The confined space Maude is subjected to gives the film a claustrophobic feel for its opening half, Liang wisely keeping the focus solely on Moretz, who conveys Maude’s frustration with an organic nature. We see everything Maude sees – yep, those gremlins – and we’re completely behind her as she tackles off gross sexual comments relayed over the intercom, with Liang clearly making it a point to comment on the constant that is everyday sexism; unseen but always present.
When the gremlins start to become more than just distant shadows and a genuine threat to the safety of the aircraft, Shadow in the Cloud amps up its lunacy factor and leans all the way into the midnight creature feature it sporadically hints at during its opening half. Depending on what type of film you’re interested in seeing, Shadow in the Cloud‘s choice to be a single set one woman show in its opening and an over-the-top supernatural horror film in its back-end could either be a welcome dichotomy or a frustrating juxtaposition.

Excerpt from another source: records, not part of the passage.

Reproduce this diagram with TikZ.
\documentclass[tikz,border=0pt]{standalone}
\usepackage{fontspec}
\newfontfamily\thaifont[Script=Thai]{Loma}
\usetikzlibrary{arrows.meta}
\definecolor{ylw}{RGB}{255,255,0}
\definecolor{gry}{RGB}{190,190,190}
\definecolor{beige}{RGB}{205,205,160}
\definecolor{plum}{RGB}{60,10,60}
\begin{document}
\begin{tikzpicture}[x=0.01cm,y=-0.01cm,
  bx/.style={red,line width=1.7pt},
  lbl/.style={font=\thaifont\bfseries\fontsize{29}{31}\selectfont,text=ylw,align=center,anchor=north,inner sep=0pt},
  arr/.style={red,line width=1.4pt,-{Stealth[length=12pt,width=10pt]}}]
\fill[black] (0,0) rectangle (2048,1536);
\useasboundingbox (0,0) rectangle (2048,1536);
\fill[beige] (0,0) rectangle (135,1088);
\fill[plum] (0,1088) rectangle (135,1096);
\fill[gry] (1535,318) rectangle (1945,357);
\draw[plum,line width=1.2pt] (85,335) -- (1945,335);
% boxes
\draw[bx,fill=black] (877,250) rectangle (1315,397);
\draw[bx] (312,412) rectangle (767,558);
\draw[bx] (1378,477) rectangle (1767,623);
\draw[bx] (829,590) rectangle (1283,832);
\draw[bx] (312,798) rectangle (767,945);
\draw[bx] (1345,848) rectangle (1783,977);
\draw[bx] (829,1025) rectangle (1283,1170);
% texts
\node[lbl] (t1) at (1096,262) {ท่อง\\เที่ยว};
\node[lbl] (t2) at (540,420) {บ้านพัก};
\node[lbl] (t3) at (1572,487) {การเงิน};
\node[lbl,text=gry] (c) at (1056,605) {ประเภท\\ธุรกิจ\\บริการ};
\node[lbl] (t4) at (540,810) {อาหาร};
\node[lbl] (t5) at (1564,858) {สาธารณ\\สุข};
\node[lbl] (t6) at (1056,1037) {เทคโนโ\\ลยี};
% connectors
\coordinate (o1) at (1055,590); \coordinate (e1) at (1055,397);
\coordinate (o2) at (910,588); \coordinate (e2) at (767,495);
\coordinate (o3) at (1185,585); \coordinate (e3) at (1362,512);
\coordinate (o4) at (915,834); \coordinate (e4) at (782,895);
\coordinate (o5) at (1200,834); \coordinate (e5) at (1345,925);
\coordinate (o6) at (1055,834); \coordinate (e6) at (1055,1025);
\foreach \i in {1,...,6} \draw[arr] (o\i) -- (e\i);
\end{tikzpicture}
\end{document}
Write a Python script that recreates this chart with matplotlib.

The stereotypical dialogue during the first half feels more in tune with the exaggerated premise the film eventually adopts, but Moretz’s dedication to the role is beyond what this type of feature deserves, leaving Shadow in the Cloud in an odd but nonetheless interesting limbo where feminism and the male gaze cohabitate together. When the film commits to its action sensibilities and Moretz goes into full heroine mode, it’s difficult to not be swept up in the absurdity of it all though, resulting in an off-kilter, bi-polar horror film that’s unlike anything you’ve seen before – I haven’t even mentioned the glorious additive of the 1980’s synth-inspired soundtrack – and, for that, it deserves a commendation in spite of certain credentials.